→ **WHAT IS NEEDED**:
Using the entries shown below, output the line containing "Clone this chart in matplotlib.", the line containing "fit_x = [3.1, 9.85]", and every line between them, exactly. Pictures are omitted.

→ **DATA RECORDS**:
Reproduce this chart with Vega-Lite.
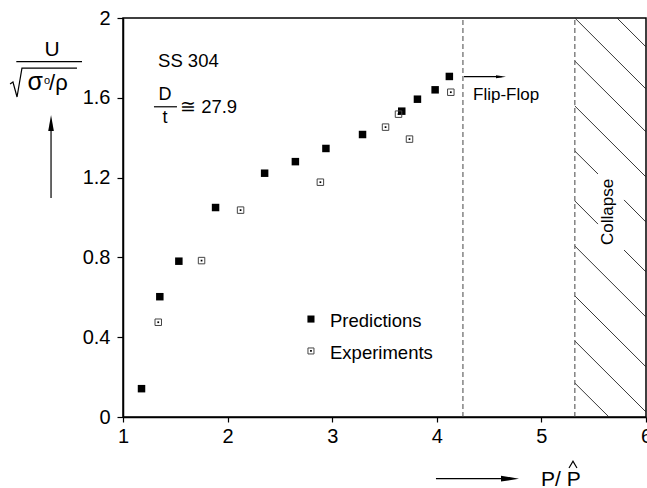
{
  "$schema": "https://vega.github.io/schema/vega-lite/v6.json",
  "width": 523,
  "height": 399,
  "autosize": "none",
  "padding": {"left": 123, "top": 18, "right": 1, "bottom": 71},
  "background": "white",
  "config": {
    "view": {"stroke": "black", "strokeWidth": 1.5},
    "font": "Liberation Sans"
  },
  "datasets": {
    "pred": [
      {"x": 1.177, "y": 0.142}, {"x": 1.352, "y": 0.603}, {"x": 1.534, "y": 0.781},
      {"x": 1.885, "y": 1.05}, {"x": 2.354, "y": 1.222}, {"x": 2.648, "y": 1.28},
      {"x": 2.94, "y": 1.346}, {"x": 3.29, "y": 1.416}, {"x": 3.665, "y": 1.533},
      {"x": 3.815, "y": 1.593}, {"x": 3.984, "y": 1.64}, {"x": 4.12, "y": 1.707}
    ],
    "exp": [
      {"x": 1.337, "y": 0.475}, {"x": 1.751, "y": 0.784}, {"x": 2.124, "y": 1.037},
      {"x": 2.887, "y": 1.177}, {"x": 3.51, "y": 1.453}, {"x": 3.634, "y": 1.518},
      {"x": 3.739, "y": 1.393}, {"x": 4.134, "y": 1.628}
    ],
    "legpred": [{"x": 2.797, "y": 0.491}],
    "legexp": [{"x": 2.797, "y": 0.331}],
    "hatch": [
      {"x": 5.723, "y": 2, "x2": 6, "y2": 1.855},
      {"x": 5.32, "y": 2, "x2": 6, "y2": 1.644},
      {"x": 5.32, "y": 1.784, "x2": 6, "y2": 1.429},
      {"x": 5.32, "y": 1.559, "x2": 6, "y2": 1.203},
      {"x": 5.32, "y": 1.333, "x2": 5.541, "y2": 1.218},
      {"x": 5.79, "y": 1.088, "x2": 6, "y2": 0.977},
      {"x": 5.32, "y": 1.083, "x2": 5.541, "y2": 0.967},
      {"x": 5.79, "y": 0.837, "x2": 6, "y2": 0.727},
      {"x": 5.32, "y": 0.857, "x2": 6, "y2": 0.501},
      {"x": 5.32, "y": 0.607, "x2": 6, "y2": 0.251},
      {"x": 5.32, "y": 0.381, "x2": 6, "y2": 0.025},
      {"x": 5.32, "y": 0.17, "x2": 5.646, "y2": 0}
    ],
    "vlines": [{"x": 4.25, "y": 0, "y2": 2}, {"x": 5.32, "y": 0, "y2": 2}],
    "segs": [
      {"x": -0.02, "y": 1.781, "x2": 0.608, "y2": 1.781},
      {"x": 1.296, "y": 1.555, "x2": 1.516, "y2": 1.555},
      {"x": 0.312, "y": 1.098, "x2": 0.312, "y2": 1.46},
      {"x": 4.26, "y": 1.706, "x2": 4.62, "y2": 1.706},
      {"x": 3.992, "y": -0.309, "x2": 4.68, "y2": -0.309}
    ],
    "strokes": [
      {"g": "r", "o": 1, "x": -0.08, "y": 1.669},
      {"g": "r", "o": 2, "x": -0.052, "y": 1.679},
      {"g": "r", "o": 3, "x": -0.013, "y": 1.604},
      {"g": "r", "o": 4, "x": 0.034, "y": 1.749},
      {"g": "r", "o": 5, "x": 0.56, "y": 1.749},
      {"g": "h", "o": 1, "x": 5.264, "y": -0.256},
      {"g": "h", "o": 2, "x": 5.302, "y": -0.221},
      {"g": "h", "o": 3, "x": 5.34, "y": -0.256}
    ],
    "uphead": [{"x": 0.312, "y": 1.474}],
    "fliphead": [{"x": 4.614, "y": 1.706}],
    "xhead": [{"x": 4.7, "y": -0.309}],
    "notes": [
      {"x": 1.335, "y": 1.756, "t": "SS 304"},
      {"x": 1.545, "y": 1.524, "t": "≅ 27.9"},
      {"x": 2.979, "y": 0.451, "t": "Predictions"},
      {"x": 2.979, "y": 0.293, "t": "Experiments"}
    ],
    "flip": [{"x": 4.346, "y": 1.589, "t": "Flip-Flop"}],
    "frac": [
      {"x": 1.402, "y": 1.589, "t": "D"},
      {"x": 1.402, "y": 1.474, "t": "t"}
    ],
    "collapse": [{"x": 5.637, "y": 1.028, "t": "Collapse"}],
    "utext": [{"x": 0.321, "y": 1.81, "t": "U"}],
    "sigma": [{"x": 0.088, "y": 1.639, "t": "σ"}],
    "rho": [{"x": 0.293, "y": 1.639, "t": "/ρ"}],
    "smallo": [{"x": 0.245, "y": 1.669, "t": "o"}],
    "xtitle": [{"x": 4.996, "y": -0.346, "t": "P/ P"}],
    "subs": [
      {"x": 5.054, "y": -0.416, "t": "I"},
      {"x": 5.312, "y": -0.401, "t": "P"}
    ]
  },
  "encoding": {
    "x": {
      "field": "x", "type": "quantitative",
      "scale": {"domain": [1, 6], "nice": false, "zero": false},
      "axis": {
        "values": [1, 2, 3, 4, 5, 6], "title": null, "grid": false,
        "labelFontSize": 20, "labelFont": "Liberation Sans", "labelColor": "black",
        "tickColor": "black", "domainColor": "black", "domainWidth": 1.5,
        "tickWidth": 1.2, "tickSize": 5, "labelPadding": 4, "labelFlush": false, "labelOverlap": false
      }
    },
    "y": {
      "field": "y", "type": "quantitative",
      "scale": {"domain": [0, 2], "nice": false, "zero": false},
      "axis": {
        "values": [0, 0.4, 0.8, 1.2, 1.6, 2], "format": "~g", "title": null, "grid": false,
        "labelFontSize": 20, "labelFont": "Liberation Sans", "labelColor": "black",
        "tickColor": "black", "domainColor": "black", "domainWidth": 1.5,
        "tickWidth": 1.2, "tickSize": 6, "labelPadding": 7, "labelFlush": false, "labelOverlap": false
      }
    }
  },
  "layer": [
    {
      "data": {"name": "hatch"},
      "mark": {"type": "rule", "color": "#222", "strokeWidth": 0.9},
      "encoding": {"x2": {"field": "x2"}, "y2": {"field": "y2"}}
    },
    {
      "data": {"name": "vlines"},
      "mark": {"type": "rule", "color": "#444", "strokeWidth": 1, "strokeDash": [5, 3]},
      "encoding": {"y2": {"field": "y2"}}
    },
    {
      "data": {"name": "segs"},
      "mark": {"type": "rule", "color": "black", "strokeWidth": 1.2},
      "encoding": {"x2": {"field": "x2"}, "y2": {"field": "y2"}}
    },
    {
      "data": {"name": "strokes"},
      "mark": {"type": "line", "color": "black", "strokeWidth": 1.2},
      "encoding": {"detail": {"field": "g"}, "order": {"field": "o"}}
    },
    {
      "data": {"name": "uphead"},
      "mark": {"type": "point", "shape": "M0,-1L0.35,1L-0.35,1Z", "size": 256, "filled": true, "color": "black", "opacity": 1}
    },
    {
      "data": {"name": "fliphead"},
      "mark": {"type": "point", "shape": "M1,0L-1,-0.3L-1,0.3Z", "size": 100, "filled": true, "color": "black", "opacity": 1}
    },
    {
      "data": {"name": "xhead"},
      "mark": {"type": "point", "shape": "M1,0L-1,-0.33L-1,0.33Z", "size": 324, "filled": true, "color": "black", "opacity": 1}
    },
    {
      "data": {"name": "pred"},
      "mark": {"type": "square", "size": 56, "color": "black", "opacity": 1}
    },
    {
      "data": {"name": "legpred"},
      "mark": {"type": "square", "size": 50, "color": "black", "opacity": 1}
    },
    {
      "data": {"name": "exp"},
      "mark": {"type": "square", "size": 42, "filled": false, "stroke": "#444", "strokeWidth": 1, "opacity": 1}
    },
    {
      "data": {"name": "exp"},
      "mark": {"type": "square", "size": 3, "color": "black", "opacity": 1}
    },
    {
      "data": {"name": "legexp"},
      "mark": {"type": "square", "size": 36, "filled": false, "stroke": "#444", "strokeWidth": 1, "opacity": 1}
    },
    {
      "data": {"name": "legexp"},
      "mark": {"type": "square", "size": 3, "color": "black", "opacity": 1}
    },
    {
      "data": {"name": "notes"},
      "mark": {"type": "text", "align": "left", "baseline": "alphabetic", "fontSize": 18.5, "font": "Liberation Sans", "color": "black"},
      "encoding": {"text": {"field": "t"}}
    },
    {
      "data": {"name": "flip"},
      "mark": {"type": "text", "align": "left", "baseline": "alphabetic", "fontSize": 17, "font": "Liberation Sans", "color": "black"},
      "encoding": {"text": {"field": "t"}}
    },
    {
      "data": {"name": "frac"},
      "mark": {"type": "text", "align": "center", "baseline": "alphabetic", "fontSize": 18, "font": "Liberation Sans", "color": "black"},
      "encoding": {"text": {"field": "t"}}
    },
    {
      "data": {"name": "collapse"},
      "mark": {"type": "text", "align": "center", "baseline": "middle", "angle": 270, "fontSize": 17, "font": "Liberation Sans", "color": "black"},
      "encoding": {"text": {"field": "t"}}
    },
    {
      "data": {"name": "utext"},
      "mark": {"type": "text", "align": "center", "baseline": "alphabetic", "fontSize": 21, "font": "Liberation Sans", "color": "black"},
      "encoding": {"text": {"field": "t"}}
    },
    {
      "data": {"name": "sigma"},
      "mark": {"type": "text", "align": "left", "baseline": "alphabetic", "fontSize": 25, "font": "Liberation Sans", "color": "black"},
      "encoding": {"text": {"field": "t"}}
    },
    {
      "data": {"name": "rho"},
      "mark": {"type": "text", "align": "left", "baseline": "alphabetic", "fontSize": 22, "font": "Liberation Sans", "color": "black"},
      "encoding": {"text": {"field": "t"}}
    },
    {
      "data": {"name": "smallo"},
      "mark": {"type": "text", "align": "left", "baseline": "alphabetic", "fontSize": 11, "font": "Liberation Sans", "color": "black"},
      "encoding": {"text": {"field": "t"}}
    },
    {
      "data": {"name": "xtitle"},
      "mark": {"type": "text", "align": "left", "baseline": "alphabetic", "fontSize": 21, "font": "Liberation Sans", "color": "black"},
      "encoding": {"text": {"field": "t"}}
    },
    {
      "data": {"name": "subs"},
      "mark": {"type": "text", "align": "center", "baseline": "alphabetic", "fontSize": 12, "font": "Liberation Sans", "color": "black"},
      "encoding": {"text": {"field": "t"}}
    }
  ]
}
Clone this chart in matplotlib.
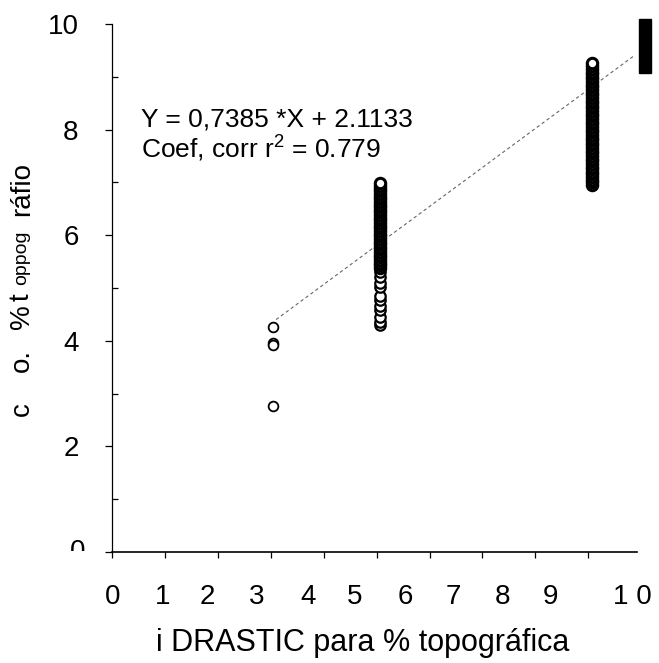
import matplotlib
matplotlib.use("Agg")
import matplotlib.pyplot as plt
from matplotlib.patches import Rectangle
from matplotlib.transforms import Bbox, TransformedBbox

plt.rcParams["font.family"] = ["Liberation Sans", "DejaVu Sans"]

# scanned data columns (DRASTIC index vs topographic %)
x_low = [3.05, 3.05, 3.05, 3.05]
y_low = [4.27, 3.95, 3.92, 2.77]

x_mid = 5.06
y_mid = [4.30, 4.36, 4.45, 4.58, 4.65, 4.77, 4.85, 5.02, 5.10, 5.21, 5.30,
         5.38, 5.43, 5.48, 5.53, 5.58, 5.63, 5.68, 5.73, 5.78, 5.83, 5.88,
         5.93, 5.98, 6.03, 6.08, 6.13, 6.18, 6.23, 6.28, 6.33, 6.38, 6.43,
         6.48, 6.53, 6.58, 6.63, 6.68, 6.73, 6.78, 6.83, 6.88, 6.93, 6.99]

x_high = 9.07
y_high = [6.95, 7.00, 7.05, 7.10, 7.15, 7.20, 7.25, 7.30, 7.35, 7.40, 7.45,
          7.50, 7.55, 7.60, 7.65, 7.70, 7.75, 7.80, 7.85, 7.90, 7.95, 8.00,
          8.05, 8.10, 8.15, 8.20, 8.25, 8.30, 8.35, 8.40, 8.45, 8.50, 8.55,
          8.60, 8.65, 8.70, 8.75, 8.80, 8.85, 8.90, 8.95, 9.00, 9.05, 9.10,
          9.15, 9.20, 9.26]

slope, intercept = 0.7385, 2.1133
fit_x = [3.1, 9.85]

x_ticklabels = ["0", "1", "2", "3", "4", "5", "6", "7", "8", "9", "1 0"]
x_labelpos = [0.02, 0.95, 1.81, 2.74, 3.71, 4.59, 5.54, 6.45, 7.37, 8.28, 9.83]

fig = plt.figure(figsize=(6.59, 6.63), dpi=100)
ax = fig.add_axes([112 / 659, 1 - 552 / 663, 525 / 659, 528 / 663])

mk = dict(marker="o", ms=7.5, mfc="white", mec="black", mew=2.2, ls="none")
ax.plot(x_low, y_low, **dict(mk, mew=1.3, ms=7))
ax.plot([x_mid] * 11, y_mid[:11], **dict(mk, mew=1.6))
ax.plot([x_mid] * (len(y_mid) - 11), y_mid[11:], **mk)
ax.plot([x_high] * len(y_high), y_high, **mk)

ax.plot(fit_x, [slope * v + intercept for v in fit_x],
        color="0.4", lw=0.8, ls=(0, (3, 2.5)), zorder=1)

ax.set_xlim(0, 9.92)
ax.set_ylim(0, 10)
for s in ("top", "right"):
    ax.spines[s].set_visible(False)
ax.spines["left"].set_linewidth(0.9)
ax.spines["bottom"].set_linewidth(1.2)

# x: marks at integers, labels where the scan put them
ax.set_xticks(range(10), minor=True)
ax.set_xticks(x_labelpos)
ax.set_xticklabels(x_ticklabels, fontsize=20)
ax.tick_params(axis="x", which="major", length=0, pad=23)
ax.tick_params(axis="x", which="minor", direction="out", length=4, width=0.9)

ax.set_yticks([0, 2, 4, 6, 8, 10])
ax.set_yticklabels(["", "2", "4", "6", "8", "10"], fontsize=20)
ax.set_yticks([1, 3, 5, 7, 9], minor=True)
ax.tick_params(axis="y", which="major", direction="out", length=5,
               width=0.9, pad=19)
ax.tick_params(axis="y", which="minor", direction="in", length=4, width=0.9)

# the "0" on the y axis is cut in half in the scan
clip = TransformedBbox(Bbox([[0, 1 - 551 / 663], [0.2, 1]]), fig.transFigure)
t0 = fig.text(85 / 659, 1 - 552 / 663, "0", fontsize=20, ha="right",
              va="center")
t0.set_clip_box(clip)
t0.set_clip_on(True)

ax.set_xlabel("i DRASTIC para % topográfica", fontsize=22)
ax.xaxis.set_label_coords((363 - 112) / 525, -(628 - 552) / 528)

# y label came out of the scan in pieces, with mixed sizes
ylab_parts = [("c", 20, 416), ("o.", 20, 372), ("%", 20, 329),
              ("t", 20, 301), ("oppog", 14, 285), ("ráfio", 20, 216)]
for txt, size, ypix in ylab_parts:
    fig.text(22 / 659, 1 - ypix / 663, txt, fontsize=size, rotation=90,
             ha="center", va="bottom")

ax.text(0.055, 0.735, "Y = 0,7385 *X + 2.1133\nCoef, corr $\\mathregular{r^2}$ = 0.779",
        transform=ax.transAxes, fontsize=19, va="bottom", ha="left",
        linespacing=1.1)

fig.patches.append(Rectangle((639 / 659, 1 - 73 / 663), 12 / 659, 54 / 663,
                             transform=fig.transFigure, color="black"))

fig.savefig("out.png", dpi=100)
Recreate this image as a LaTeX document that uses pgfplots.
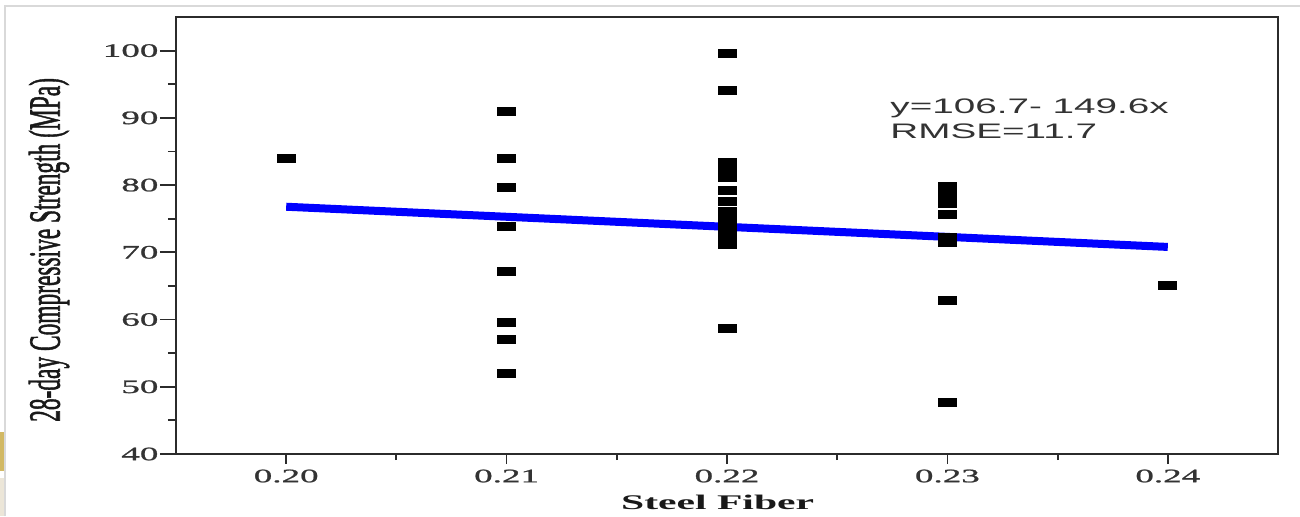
\documentclass[border=0pt]{standalone}
\usepackage{pgfplots}
\pgfplotsset{compat=1.18}
\usepackage{fontspec}
\setmainfont{Liberation Serif}
\newfontfamily\tickfont{Liberation Serif}[FakeStretch=1.95, FakeBold=1.2]
\newfontfamily\labfont{Liberation Serif}[FakeStretch=2.0]
\newfontfamily\ylabfont{Liberation Serif}[FakeBold=1.6]
\newfontfamily\annfont{Liberation Sans}[FakeStretch=1.84]
\definecolor{axisgray}{HTML}{2B2B2B}
\definecolor{fitblue}{RGB}{0,0,255}
\definecolor{goldbox}{HTML}{D2B964}
\definecolor{beige}{HTML}{ECE6D8}

\pgfplotstableread{
x y
0.20 84.0
0.21 91.0
0.21 84.0
0.21 79.7
0.21 73.9
0.21 67.2
0.21 59.5
0.21 57.1
0.21 52.0
0.22 99.6
0.22 94.0
0.22 83.3
0.22 82.2
0.22 81.2
0.22 79.2
0.22 77.5
0.22 76.1
0.22 74.8
0.22 73.5
0.22 72.3
0.22 71.2
0.22 58.6
0.23 79.8
0.23 78.5
0.23 77.3
0.23 75.6
0.23 72.2
0.23 71.5
0.23 62.9
0.23 47.6
0.24 65.0
}\datatable

\begin{document}
\begin{tikzpicture}
\path[use as bounding box] (-88pt,-31pt) rectangle (562pt,227pt);
\fill[goldbox] (-88pt,-8.5pt) rectangle (-85.5pt,11pt);
\fill[beige] (-88pt,-31pt) rectangle (-85.5pt,-12pt);
\draw[gray!30, line width=0.8pt] (-85.5pt,-31pt) -- (-85.5pt,224pt) -- (562pt,224pt);
\begin{axis}[
  scale only axis,
  width=551pt, height=218.5pt,
  xmin=0.195, xmax=0.245,
  ymin=40, ymax=105,
  xtick={0.20,0.21,0.22,0.23,0.24},
  xticklabels={0.20,0.21,0.22,0.23,0.24},
  minor xtick={0.205,0.215,0.225,0.235},
  ytick={40,50,60,70,80,90,100},
  yticklabels={40,50,60,70,80,90,100},
  minor ytick={45,55,65,75,85,95},
  tick align=outside,
  xtick pos=bottom, ytick pos=left,
  xtick style={/pgfplots/major tick length=5pt, /pgfplots/minor tick length=3pt, axisgray, line width=0.9pt},
  ytick style={/pgfplots/major tick length=8pt, /pgfplots/minor tick length=4pt, axisgray, line width=0.9pt},
  axis line style={axisgray, line width=1pt},
  tick label style={font=\tickfont\fontsize{9.5}{11}\selectfont, text=black!80},
  yticklabel style={xshift=-1pt},
  xlabel={Steel Fiber},
  xlabel style={at={(axis description cs:0.4915,-0.1259)}, anchor=base,
    font=\labfont\bfseries\fontsize{10.4}{12}\selectfont, text=black!90},
  ylabel={\scalebox{1}[1.9]{28-day Compressive Strength (MPa)}},
  ylabel style={at={(axis description cs:-0.1152,0.467)}, anchor=center,
    font=\ylabfont\fontsize{11.7}{13}\selectfont, text=black!90},
  clip=false,
]
\addplot[only marks, mark=square*, mark size=2pt,
  mark options={xscale=2.25, fill=black, draw=black, line width=0pt}]
  table[x=x, y=y] {\datatable};
\addplot[fitblue, line width=4pt, no marks] coordinates {(0.20,76.78) (0.24,70.80)};
\node[anchor=base west, inner sep=0, font=\annfont\fontsize{10.5}{12}\selectfont, text=black!80]
  at (axis cs:0.2274,90.65) {y=106.7- 149.6x};
\node[anchor=base west, inner sep=0, font=\annfont\fontsize{10.5}{12}\selectfont, text=black!80]
  at (axis cs:0.2274,87.0) {RMSE=11.7};
\end{axis}
\end{tikzpicture}
\end{document}
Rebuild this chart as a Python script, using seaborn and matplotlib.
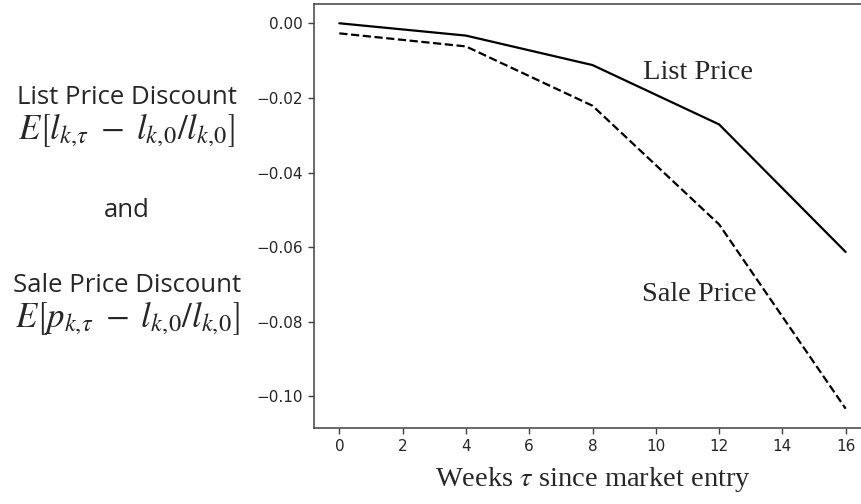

→ **RESULT FOR THIS TASK**:
Clone this chart in matplotlib.
import matplotlib
matplotlib.use("Agg")
import matplotlib.pyplot as plt
from matplotlib.patches import Rectangle
from matplotlib.transforms import Bbox, TransformedBbox

plt.rcParams["font.family"] = ["Liberation Sans", "DejaVu Sans"]

# scanned data columns (DRASTIC index vs topographic %)
x_low = [3.05, 3.05, 3.05, 3.05]
y_low = [4.27, 3.95, 3.92, 2.77]

x_mid = 5.06
y_mid = [4.30, 4.36, 4.45, 4.58, 4.65, 4.77, 4.85, 5.02, 5.10, 5.21, 5.30,
         5.38, 5.43, 5.48, 5.53, 5.58, 5.63, 5.68, 5.73, 5.78, 5.83, 5.88,
         5.93, 5.98, 6.03, 6.08, 6.13, 6.18, 6.23, 6.28, 6.33, 6.38, 6.43,
         6.48, 6.53, 6.58, 6.63, 6.68, 6.73, 6.78, 6.83, 6.88, 6.93, 6.99]

x_high = 9.07
y_high = [6.95, 7.00, 7.05, 7.10, 7.15, 7.20, 7.25, 7.30, 7.35, 7.40, 7.45,
          7.50, 7.55, 7.60, 7.65, 7.70, 7.75, 7.80, 7.85, 7.90, 7.95, 8.00,
          8.05, 8.10, 8.15, 8.20, 8.25, 8.30, 8.35, 8.40, 8.45, 8.50, 8.55,
          8.60, 8.65, 8.70, 8.75, 8.80, 8.85, 8.90, 8.95, 9.00, 9.05, 9.10,
          9.15, 9.20, 9.26]

slope, intercept = 0.7385, 2.1133
fit_x = [3.1, 9.85]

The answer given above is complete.